TASK GOAL:
Print, word for word, the opening line of the data below and every line after it through the line that contains "ctx.lineCap = 'square';", but not the pictures.

[Charts and diagrams as code]
○ ○ ○ ○ ○
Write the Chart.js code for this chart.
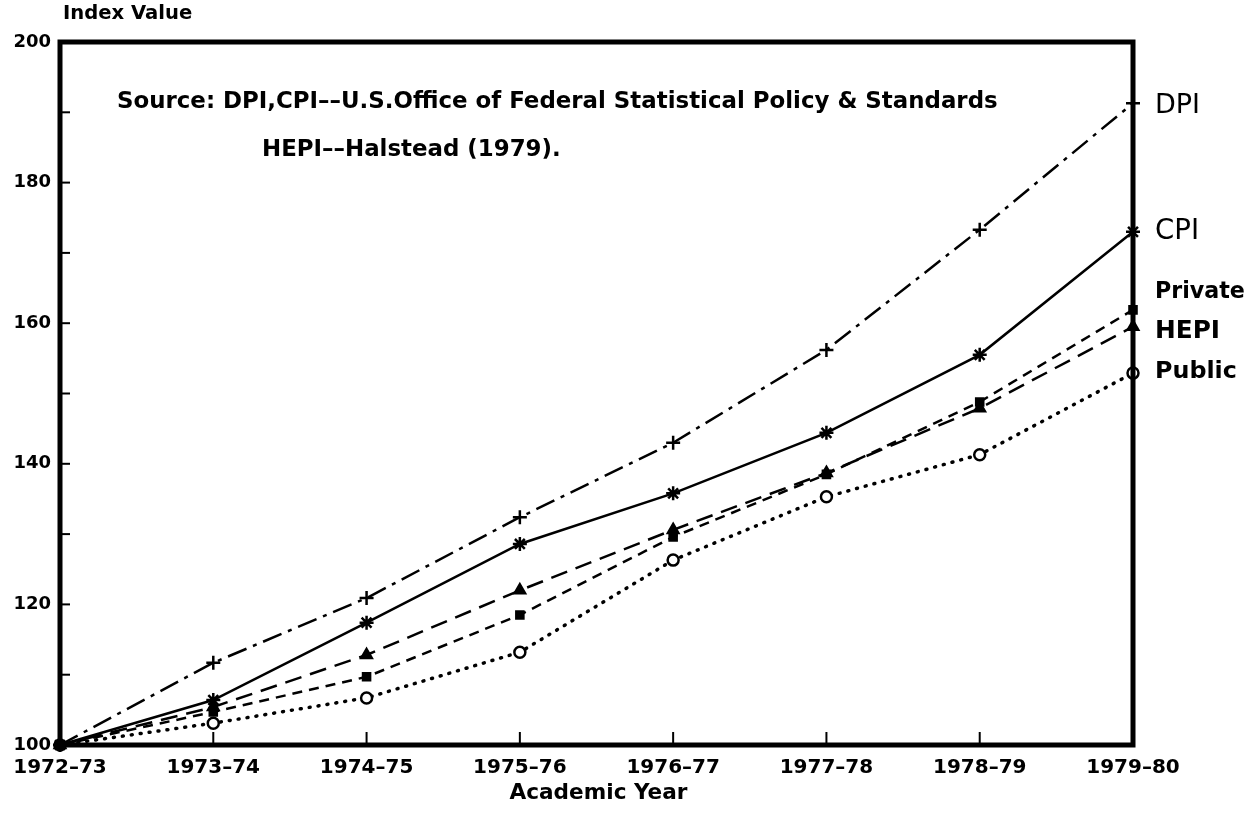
<!DOCTYPE html>
<html>
<head>
<meta charset="utf-8">
<script src="https://cdn.jsdelivr.net/npm/chart.js@4.4.1/dist/chart.umd.min.js"></script>
<style>
  body { margin: 0; background: #fff; }
  #wrap { width: 1251px; height: 829px; position: relative; }
</style>
</head>
<body>
<div id="wrap"><canvas id="indexChart"></canvas></div>
<script>
// Academic years on the x axis
const years = ['1972–73', '1973–74', '1974–75', '1975–76', '1976–77', '1977–78', '1978–79', '1979–80'];

// Index values (1972-73 = 100)
const dpiValues = [100, 111.7, 120.9, 132.4, 143.0, 156.2, 173.3, 191.3];
const cpiValues = [100, 106.4, 117.4, 128.6, 135.8, 144.4, 155.5, 173.0];
const hepiValues = [100, 105.4, 112.8, 122.0, 130.6, 138.7, 147.9, 159.5];
const privateValues = [100, 104.7, 109.7, 118.5, 129.6, 138.5, 148.8, 161.9];
const publicValues = [100, 103.1, 106.7, 113.2, 126.3, 135.3, 141.3, 152.9];

const yMin = 100;
const yMax = 200;
const yStep = 10;
const yLabelStep = 20;

const seriesNames = ['DPI', 'CPI', 'Private', 'HEPI', 'Public'];

// draw text so that it spans a given width (the scan uses a wide face)
function fitText(ctx, text, x, y, width, weight, align) {
    ctx.font = weight + ' 20px "DejaVu Sans"';
    const size = 20 * width / ctx.measureText(text).width;
    ctx.font = weight + ' ' + size.toFixed(1) + 'px "DejaVu Sans"';
    ctx.textAlign = align || 'left';
    ctx.fillText(text, x, y);
    return size;
}

// frame, inward ticks and the text around the plot
const decorPlugin = {
    id: 'decor',
    afterDraw(chart) {
        const ctx = chart.ctx;
        const a = chart.chartArea;
        const x = chart.scales.x;
        const y = chart.scales.y;
        ctx.save();
        ctx.strokeStyle = '#000';
        ctx.lineCap = 'square';

        // y ticks every 10
        ctx.lineWidth = 2;
        for (let v = yMin + yStep; v < yMax; v += yStep) {
            const py = y.getPixelForValue(v);
            ctx.beginPath();
            ctx.moveTo(a.left, py);
            ctx.lineTo(a.left + 9, py);
            ctx.stroke();
        }
        // x ticks
        for (let i = 1; i < years.length - 1; i++) {
            const px = x.getPixelForValue(i);
            ctx.beginPath();
            ctx.moveTo(px, a.bottom);
            ctx.lineTo(px, a.bottom - 12);
            ctx.stroke();
        }

        // heavy frame
        ctx.lineWidth = 5;
        ctx.strokeRect(a.left, a.top, a.right - a.left, a.bottom - a.top);

        ctx.fillStyle = '#000';
        ctx.textBaseline = 'middle';

        fitText(ctx, 'Index Value', 63, 14, 129, 'bold');
        fitText(ctx, 'Academic Year', (a.left + a.right) / 2 + 2, 793, 178, 'bold', 'center');

        const srcSize = fitText(ctx, 'Source: DPI,CPI––U.S.Office of Federal Statistical Policy & Standards', 117, 102, 880, 'bold');
        ctx.font = 'bold ' + srcSize.toFixed(1) + 'px "DejaVu Sans"';
        ctx.textAlign = 'left';
        ctx.fillText('HEPI––Halstead (1979).', 262, 150);

        // series names at the right edge
        const nameY = [106, 232, 292, 332, 372];
        const nameW = [45, 44, 90, 65, 82];
        seriesNames.forEach((n, i) => {
            fitText(ctx, n, 1155, nameY[i], nameW[i], i < 2 ? 'normal' : 'bold');
        });
        ctx.restore();
    }
};

function series(label, data, dash, style, radius, fill, width) {
    return {
        label: label,
        data: data,
        borderColor: '#000',
        borderWidth: width || 2.5,
        borderDash: dash,
        borderCapStyle: dash.length && dash[0] < 4 ? 'round' : 'butt',
        pointStyle: style,
        pointRadius: radius,
        pointBorderColor: '#000',
        pointBorderWidth: 2.5,
        pointBackgroundColor: fill,
        fill: false,
        tension: 0,
        clip: false
    };
}

new Chart(document.getElementById('indexChart').getContext('2d'), {
    type: 'line',
    data: {
        labels: years,
        datasets: [
            series('DPI', dpiValues, [20, 7, 4, 7], 'cross', 7, '#000'),
            series('CPI', cpiValues, [], 'star', 7, '#000'),
            series('HEPI', hepiValues, [17, 9], 'triangle', 6, '#000'),
            series('Private', privateValues, [10, 7], 'rect', 5, '#000'),
            series('Public', publicValues, [1, 8], 'circle', 5.5, '#fff', 3.5)
        ]
    },
    options: {
        responsive: true,
        maintainAspectRatio: false,
        animation: false,
        layout: { padding: { top: 42, right: 118, left: 0, bottom: 0 } },
        plugins: { legend: { display: false }, tooltip: { enabled: false } },
        scales: {
            x: {
                offset: false,
                grid: { display: false, drawTicks: false },
                border: { display: false },
                ticks: {
                    color: '#000',
                    font: { family: 'DejaVu Sans', size: 20, weight: 'bold' },
                    padding: 11,
                    autoSkip: false,
                    maxRotation: 0
                },
                afterFit(scale) { scale.height = 84; }
            },
            y: {
                min: yMin,
                max: yMax,
                grid: { display: false, drawTicks: false },
                border: { display: false },
                ticks: {
                    stepSize: yStep,
                    color: '#000',
                    font: { family: 'DejaVu Sans', size: 18, weight: 'bold' },
                    padding: 9,
                    callback: v => (v % yLabelStep === 0 ? v : '')
                },
                afterFit(scale) { scale.width = 60; }
            }
        }
    },
    plugins: [decorPlugin]
});
</script>
</body>
</html>
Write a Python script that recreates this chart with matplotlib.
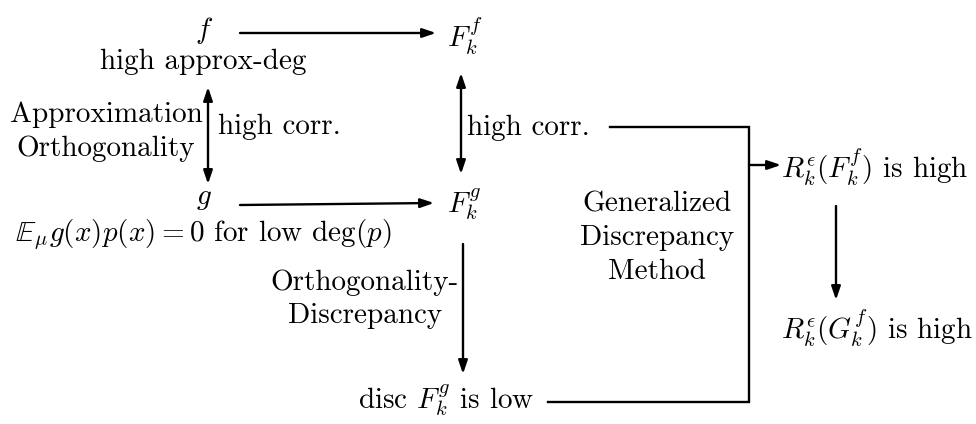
import matplotlib.pyplot as plt
from matplotlib.patches import FancyArrowPatch

plt.rcParams["font.family"] = "serif"
plt.rcParams["font.serif"] = ["cmr10"]
plt.rcParams["mathtext.fontset"] = "cm"
plt.rcParams["axes.unicode_minus"] = False

# =========================
# DIAGRAM CONTENT
# =========================

# node texts and their anchor points (x, y in pixel space, y down)
node_labels = [
    r"$f$",
    "high approx-deg",
    r"$F_k^f$",
    r"$g$",
    r"$\mathbb{E}_\mu g(x)p(x) = 0$ for low deg$(p)$",
    r"$F_k^g$",
    r"disc $F_k^g$ is low",
    r"$R_k^\epsilon(F_k^f)$ is high",
    r"$R_k^\epsilon(G_k^f)$ is high",
]
node_x = [204, 203, 447, 204, 203, 447, 446, 781, 781]
node_y = [30, 62, 36, 199, 235, 204, 400, 167, 328]
node_ha = ["center", "center", "left", "center", "center", "left", "center", "left", "left"]

# edge labels
edge_labels = [
    "Approximation\nOrthogonality",
    "high corr.",
    "high corr.",
    "Orthogonality-\nDiscrepancy",
    "Generalized\nDiscrepancy\nMethod",
]
edge_label_x = [106, 218, 467, 365, 657]
edge_label_y = [132, 127, 128, 299, 238]
edge_label_ha = ["center", "left", "left", "center", "center"]

# arrows: (x0, y0, x1, y1, style)
arrows = [
    (240, 33, 436, 33, "-|>"),
    (240, 205, 434, 203, "-|>"),
    (208, 87, 208, 184, "<|-|>"),
    (461, 73, 461, 174, "<|-|>"),
    (463, 244, 463, 374, "-|>"),
    (836, 206, 836, 300, "-|>"),
    (749, 165, 781, 165, "-|>"),
]

# bracket lines joining into the generalized method
bracket_x = [610, 749, 749, 548]
bracket_y = [127, 127, 402, 402]

# =========================
# DRAW
# =========================

fig = plt.figure(figsize=(9.76, 4.24), dpi=100)
ax = fig.add_axes([0, 0, 1, 1])
ax.set_xlim(0, 976)
ax.set_ylim(424, 0)
ax.axis("off")

fs = 21

for label, x, y, ha in zip(node_labels, node_x, node_y, node_ha):
    ax.text(x, y, label, fontsize=fs, ha=ha, va="center")

for label, x, y, ha in zip(edge_labels, edge_label_x, edge_label_y, edge_label_ha):
    ax.text(x, y, label, fontsize=fs, ha=ha, va="center",
            multialignment="center", linespacing=1.35)

for x0, y0, x1, y1, style in arrows:
    arr = FancyArrowPatch(
        (x0, y0), (x1, y1),
        arrowstyle=style + ",head_length=0.5,head_width=0.17",
        mutation_scale=16,
        linewidth=1.7,
        color="black",
        shrinkA=0,
        shrinkB=0,
    )
    ax.add_patch(arr)

ax.plot(bracket_x, bracket_y, color="black", linewidth=1.7,
        solid_joinstyle="miter")

fig.savefig("out.png", dpi=100)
○ ○ ○ ○ ○
ANSWER TO THE TASK:
Write the Chart.js code for this chart.
<!DOCTYPE html>
<html>
<head>
<meta charset="utf-8">
<script src="https://cdn.jsdelivr.net/npm/chart.js@4.4.1/dist/chart.umd.min.js"></script>
<style>
  body { margin: 0; background: #fff; }
  #wrap { width: 1251px; height: 829px; position: relative; }
</style>
</head>
<body>
<div id="wrap"><canvas id="indexChart"></canvas></div>
<script>
// Academic years on the x axis
const years = ['1972–73', '1973–74', '1974–75', '1975–76', '1976–77', '1977–78', '1978–79', '1979–80'];

// Index values (1972-73 = 100)
const dpiValues = [100, 111.7, 120.9, 132.4, 143.0, 156.2, 173.3, 191.3];
const cpiValues = [100, 106.4, 117.4, 128.6, 135.8, 144.4, 155.5, 173.0];
const hepiValues = [100, 105.4, 112.8, 122.0, 130.6, 138.7, 147.9, 159.5];
const privateValues = [100, 104.7, 109.7, 118.5, 129.6, 138.5, 148.8, 161.9];
const publicValues = [100, 103.1, 106.7, 113.2, 126.3, 135.3, 141.3, 152.9];

const yMin = 100;
const yMax = 200;
const yStep = 10;
const yLabelStep = 20;

const seriesNames = ['DPI', 'CPI', 'Private', 'HEPI', 'Public'];

// draw text so that it spans a given width (the scan uses a wide face)
function fitText(ctx, text, x, y, width, weight, align) {
    ctx.font = weight + ' 20px "DejaVu Sans"';
    const size = 20 * width / ctx.measureText(text).width;
    ctx.font = weight + ' ' + size.toFixed(1) + 'px "DejaVu Sans"';
    ctx.textAlign = align || 'left';
    ctx.fillText(text, x, y);
    return size;
}

// frame, inward ticks and the text around the plot
const decorPlugin = {
    id: 'decor',
    afterDraw(chart) {
        const ctx = chart.ctx;
        const a = chart.chartArea;
        const x = chart.scales.x;
        const y = chart.scales.y;
        ctx.save();
        ctx.strokeStyle = '#000';
        ctx.lineCap = 'square';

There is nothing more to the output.